▶

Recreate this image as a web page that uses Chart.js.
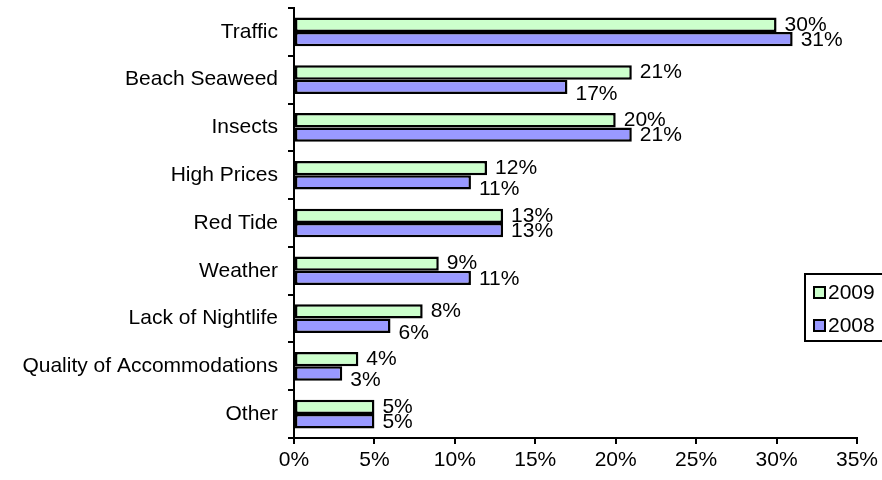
<!DOCTYPE html>
<html lang="en">
<head>
    <meta charset="UTF-8">
    <title>Complaints 2008 vs 2009</title>
    <style>
        html, body {
            margin: 0;
            padding: 0;
            background: #fff;
        }
        .chart-box {
            width: 882px;
            height: 480px;
        }
    </style>
</head>
<body>
    <div class="chart-box">
        <canvas id="mychart"></canvas>
    </div>

    <script src="https://cdn.jsdelivr.net/npm/chart.js@4/dist/chart.umd.min.js"></script>
    <script>
        // categories
        const categories = ['Traffic', 'Beach Seaweed', 'Insects', 'High Prices', 'Red Tide',
            'Weather', 'Lack of Nightlife', 'Quality of Accommodations', 'Other'];
        // series (percent)
        const values2009 = [30, 21, 20, 12, 13, 9, 8, 4, 5];
        const values2008 = [31, 17, 21, 11, 13, 11, 6, 3, 5];
        // x axis ticks
        const xTicks = [0, 5, 10, 15, 20, 25, 30, 35];

        const FONT = "'Liberation Sans', Arial, sans-serif";
        Chart.defaults.font.family = FONT;
        Chart.defaults.font.size = 21;
        Chart.defaults.color = '#000';

        // value labels after each bar
        const valueLabels = {
            id: 'valueLabels',
            afterDatasetsDraw(chart) {
                const ctx = chart.ctx;
                ctx.save();
                ctx.font = '21px ' + FONT;
                ctx.fillStyle = '#000';
                ctx.textAlign = 'left';
                ctx.textBaseline = 'middle';
                chart.data.datasets.forEach((ds, di) => {
                    const meta = chart.getDatasetMeta(di);
                    meta.data.forEach((bar, i) => {
                        let dy = 0;
                        // 2008 label sits a bit lower when its bar is the shorter one
                        if (di == 1) dy = values2008[i] < values2009[i] ? 7 : 1;
                        ctx.fillText(ds.data[i] + '%', bar.x + 8, bar.y + dy);
                    });
                });
                ctx.restore();
            }
        };

        // boxed legend on the right, partly cut off like the original
        const boxLegend = {
            id: 'boxLegend',
            afterDraw(chart) {
                const ctx = chart.ctx;
                ctx.save();
                ctx.lineWidth = 2;
                ctx.strokeStyle = '#000';
                ctx.strokeRect(805, 274, 90, 67);
                ctx.font = '21px ' + FONT;
                ctx.textBaseline = 'middle';
                ctx.textAlign = 'left';
                const items = [
                    { text: '2009', color: '#CCFFCC', y: 292 },
                    { text: '2008', color: '#9999FF', y: 325 },
                ];
                for (let it of items) {
                    ctx.fillStyle = it.color;
                    ctx.fillRect(814, it.y - 5, 11, 11);
                    ctx.strokeRect(814, it.y - 5, 11, 11);
                    ctx.fillStyle = '#000';
                    ctx.fillText(it.text, 828, it.y + 1);
                }
                ctx.restore();
            }
        };

        new Chart(document.getElementById('mychart'), {
            type: 'bar',
            data: {
                labels: categories,
                datasets: [
                    {
                        label: '2009',
                        data: values2009,
                        backgroundColor: '#CCFFCC',
                        borderColor: '#000',
                        borderWidth: 2.5,
                        borderSkipped: false,
                    },
                    {
                        label: '2008',
                        data: values2008,
                        backgroundColor: '#9999FF',
                        borderColor: '#000',
                        borderWidth: 2.5,
                        borderSkipped: false,
                    },
                ],
            },
            options: {
                indexAxis: 'y',
                responsive: true,
                maintainAspectRatio: false,
                animation: false,
                categoryPercentage: 0.6,
                barPercentage: 1,
                layout: {
                    padding: { top: 8, right: 25, left: 0, bottom: 0 },
                },
                plugins: {
                    legend: { display: false },
                    tooltip: { enabled: false },
                },
                scales: {
                    x: {
                        min: 0,
                        max: 35,
                        afterBuildTicks(scale) {
                            scale.ticks = xTicks.map(v => ({ value: v }));
                        },
                        afterFit(scale) {
                            scale.height = 42;
                        },
                        ticks: {
                            padding: 4,
                            callback: v => v + '%',
                        },
                        grid: {
                            drawOnChartArea: false,
                            drawTicks: true,
                            tickLength: 6,
                            color: '#000',
                            lineWidth: 2,
                        },
                        border: { color: '#000', width: 2 },
                    },
                    y: {
                        afterFit(scale) {
                            scale.width = 294;
                            // no extra room above/below for the first and last label
                            scale.paddingTop = 0;
                            scale.paddingBottom = 0;
                        },
                        ticks: {
                            padding: 10,
                        },
                        grid: {
                            drawOnChartArea: false,
                            drawTicks: true,
                            tickLength: 6,
                            color: '#000',
                            lineWidth: 2,
                        },
                        border: { color: '#000', width: 2 },
                    },
                },
            },
            plugins: [valueLabels, boxLegend],
        });
    </script>
</body>
</html>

◀

* Directions for this task *
Go through the listing above and write it out again exactly, dropping the pictures.

* Full solution *
Recreate this image as a web page that uses Chart.js.
<!DOCTYPE html>
<html lang="en">
<head>
    <meta charset="UTF-8">
    <title>Complaints 2008 vs 2009</title>
    <style>
        html, body {
            margin: 0;
            padding: 0;
            background: #fff;
        }
        .chart-box {
            width: 882px;
            height: 480px;
        }
    </style>
</head>
<body>
    <div class="chart-box">
        <canvas id="mychart"></canvas>
    </div>

    <script src="https://cdn.jsdelivr.net/npm/chart.js@4/dist/chart.umd.min.js"></script>
    <script>
        // categories
        const categories = ['Traffic', 'Beach Seaweed', 'Insects', 'High Prices', 'Red Tide',
            'Weather', 'Lack of Nightlife', 'Quality of Accommodations', 'Other'];
        // series (percent)
        const values2009 = [30, 21, 20, 12, 13, 9, 8, 4, 5];
        const values2008 = [31, 17, 21, 11, 13, 11, 6, 3, 5];
        // x axis ticks
        const xTicks = [0, 5, 10, 15, 20, 25, 30, 35];

        const FONT = "'Liberation Sans', Arial, sans-serif";
        Chart.defaults.font.family = FONT;
        Chart.defaults.font.size = 21;
        Chart.defaults.color = '#000';

        // value labels after each bar
        const valueLabels = {
            id: 'valueLabels',
            afterDatasetsDraw(chart) {
                const ctx = chart.ctx;
                ctx.save();
                ctx.font = '21px ' + FONT;
                ctx.fillStyle = '#000';
                ctx.textAlign = 'left';
                ctx.textBaseline = 'middle';
                chart.data.datasets.forEach((ds, di) => {
                    const meta = chart.getDatasetMeta(di);
                    meta.data.forEach((bar, i) => {
                        let dy = 0;
                        // 2008 label sits a bit lower when its bar is the shorter one
                        if (di == 1) dy = values2008[i] < values2009[i] ? 7 : 1;
                        ctx.fillText(ds.data[i] + '%', bar.x + 8, bar.y + dy);
                    });
                });
                ctx.restore();
            }
        };

        // boxed legend on the right, partly cut off like the original
        const boxLegend = {
            id: 'boxLegend',
            afterDraw(chart) {
                const ctx = chart.ctx;
                ctx.save();
                ctx.lineWidth = 2;
                ctx.strokeStyle = '#000';
                ctx.strokeRect(805, 274, 90, 67);
                ctx.font = '21px ' + FONT;
                ctx.textBaseline = 'middle';
                ctx.textAlign = 'left';
                const items = [
                    { text: '2009', color: '#CCFFCC', y: 292 },
                    { text: '2008', color: '#9999FF', y: 325 },
                ];
                for (let it of items) {
                    ctx.fillStyle = it.color;
                    ctx.fillRect(814, it.y - 5, 11, 11);
                    ctx.strokeRect(814, it.y - 5, 11, 11);
                    ctx.fillStyle = '#000';
                    ctx.fillText(it.text, 828, it.y + 1);
                }
                ctx.restore();
            }
        };

        new Chart(document.getElementById('mychart'), {
            type: 'bar',
            data: {
                labels: categories,
                datasets: [
                    {
                        label: '2009',
                        data: values2009,
                        backgroundColor: '#CCFFCC',
                        borderColor: '#000',
                        borderWidth: 2.5,
                        borderSkipped: false,
                    },
                    {
                        label: '2008',
                        data: values2008,
                        backgroundColor: '#9999FF',
                        borderColor: '#000',
                        borderWidth: 2.5,
                        borderSkipped: false,
                    },
                ],
            },
            options: {
                indexAxis: 'y',
                responsive: true,
                maintainAspectRatio: false,
                animation: false,
                categoryPercentage: 0.6,
                barPercentage: 1,
                layout: {
                    padding: { top: 8, right: 25, left: 0, bottom: 0 },
                },
                plugins: {
                    legend: { display: false },
                    tooltip: { enabled: false },
                },
                scales: {
                    x: {
                        min: 0,
                        max: 35,
                        afterBuildTicks(scale) {
                            scale.ticks = xTicks.map(v => ({ value: v }));
                        },
                        afterFit(scale) {
                            scale.height = 42;
                        },
                        ticks: {
                            padding: 4,
                            callback: v => v + '%',
                        },
                        grid: {
                            drawOnChartArea: false,
                            drawTicks: true,
                            tickLength: 6,
                            color: '#000',
                            lineWidth: 2,
                        },
                        border: { color: '#000', width: 2 },
                    },
                    y: {
                        afterFit(scale) {
                            scale.width = 294;
                            // no extra room above/below for the first and last label
                            scale.paddingTop = 0;
                            scale.paddingBottom = 0;
                        },
                        ticks: {
                            padding: 10,
                        },
                        grid: {
                            drawOnChartArea: false,
                            drawTicks: true,
                            tickLength: 6,
                            color: '#000',
                            lineWidth: 2,
                        },
                        border: { color: '#000', width: 2 },
                    },
                },
            },
            plugins: [valueLabels, boxLegend],
        });
    </script>
</body>
</html>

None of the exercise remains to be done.